Phones should also be banned at lunchtime, she added, and children should be taught “table manners”.
All children should eat the same lunch unless they had special dietary requirements - there should be no choice, she added.
“The problem with choice is that children are innately conservative,” explained Ms Leith, who said she had been “banging on about” the importance of children learning about food in school since the 1970s. “They know what they like and that’s what they will choose. If there is pizza on the cafeteria menu, they will eat pizza. They will have it every day of the year.
“The menu should change every day so children get to taste a variety of foods. Too many caterers think having a salad bar somewhere in the corner, which most of the students ignore, is a healthy choice. It is only healthy if it gets eaten.”
Packed lunches had to be banned, said Ms Leith, because parents could not be trusted to give their children healthy food.
It did not matter how often parents were told “a treat should not be an everyday affair”, they were “mostly totally unable to resist putting a finger of fudge or a little packet of crisps or some little cake into that lunch box”.

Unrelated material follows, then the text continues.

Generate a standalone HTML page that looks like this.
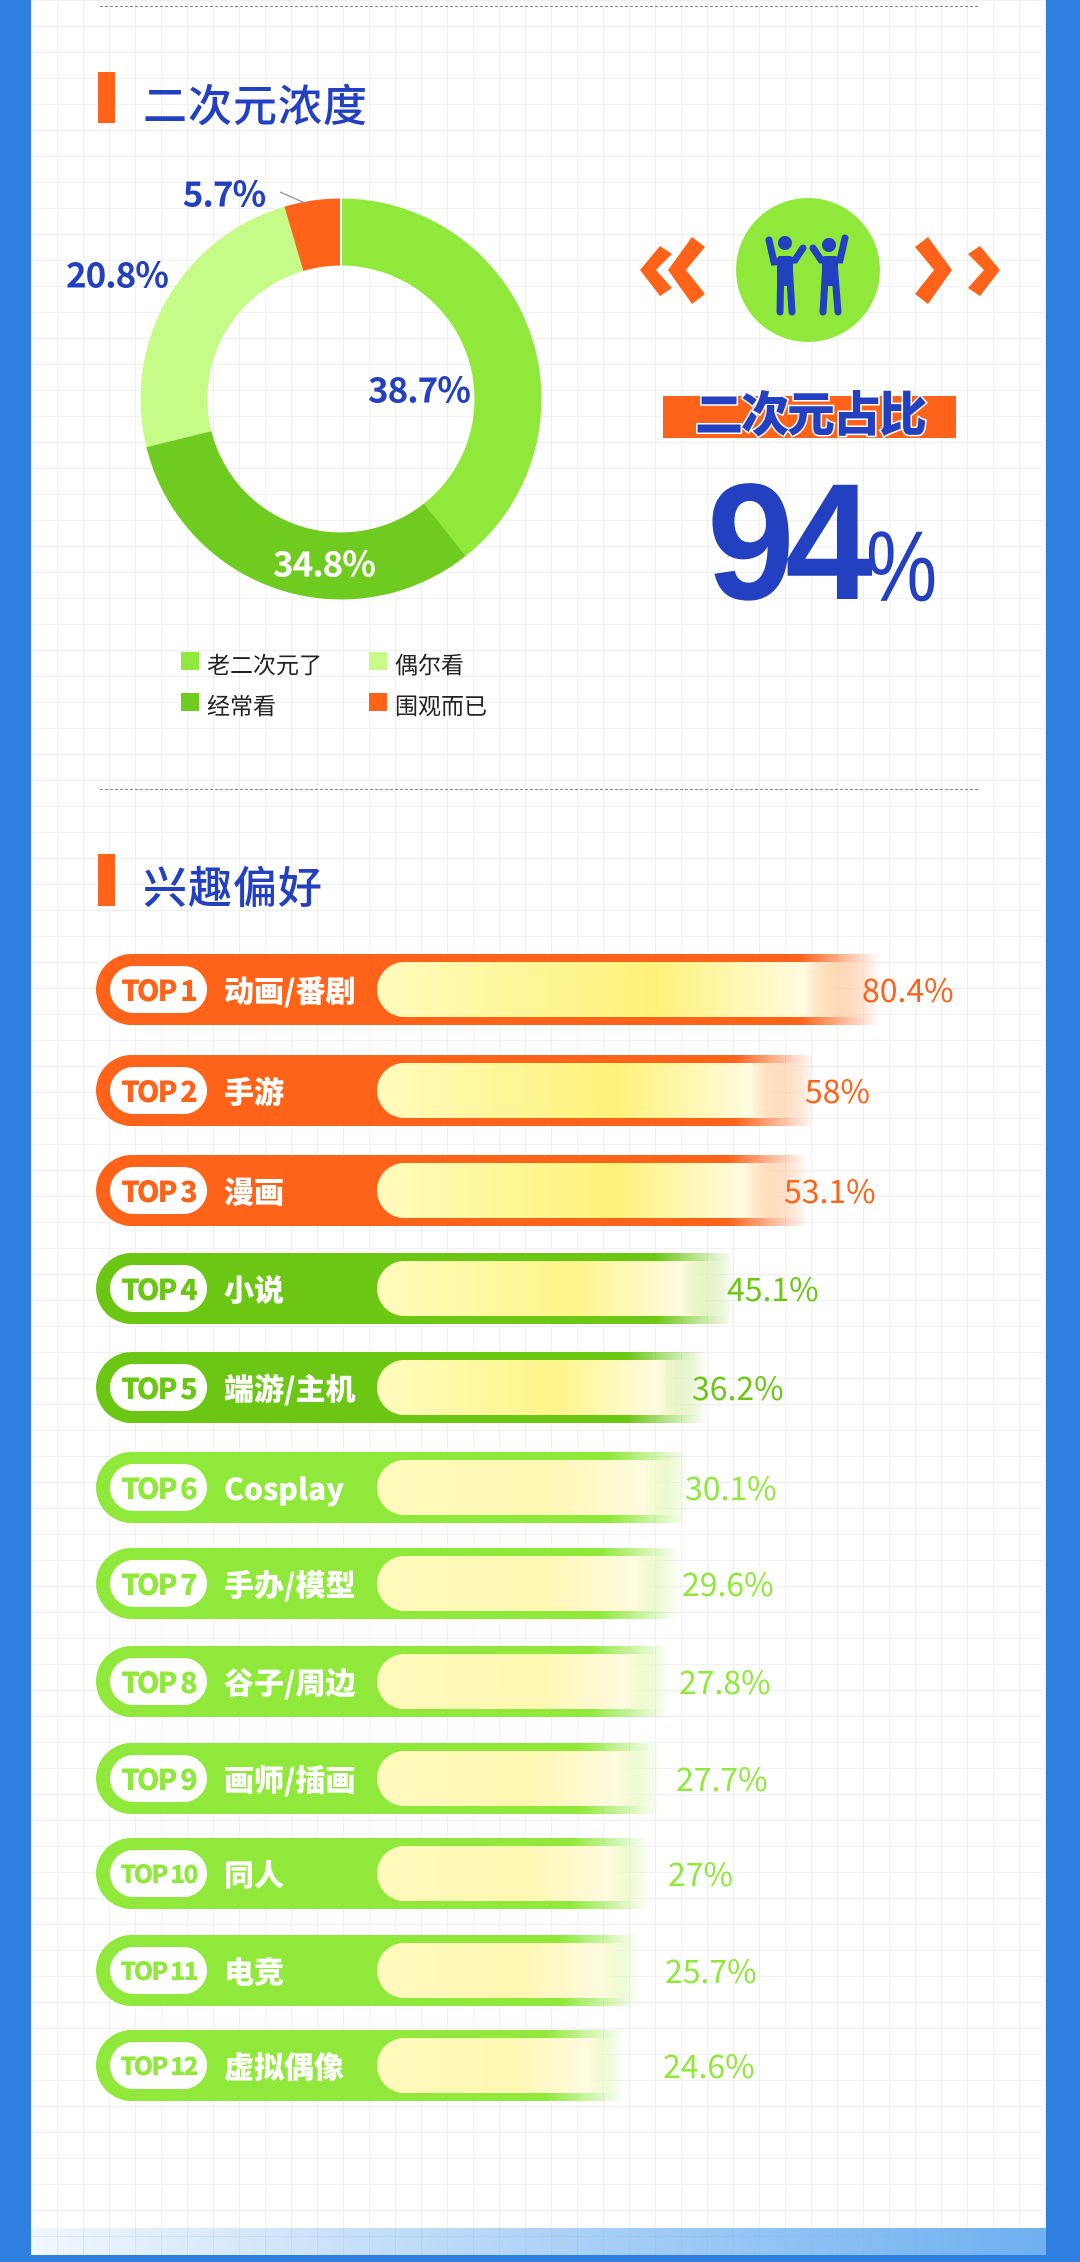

“I’m afraid we have to forget about parents,” said Ms Leith at the event organised by the charity Children in Scotland. “Yes, they are important but it’s mostly too late. Sometimes we have had two or three generations of parents who have never learned to cook in school and who know nothing about it. To be brutal, parents are much too hard to reach and much too expensive to teach.”
In England, cookery lessons are now compulsory up to the age of 14. However, Ms Leith claimed that only 40 per cent of schools had complied, because of a lack of trained teachers and money for ingredients, and the absence of sanctions for schools that did not deliver.
“They don’t get the money to do it and they don’t get sanctioned for not doing it, so unless the head is really keen, nothing happens,” Ms Leith said.
She concluded: “We do know what works we just lack the political courage to get on with it.”
Ms Leith was speaking at “Biting back: transforming food experiences for Scotland’s children”, a conference held at Queen Margaret University in Musselburgh, near Edinburgh.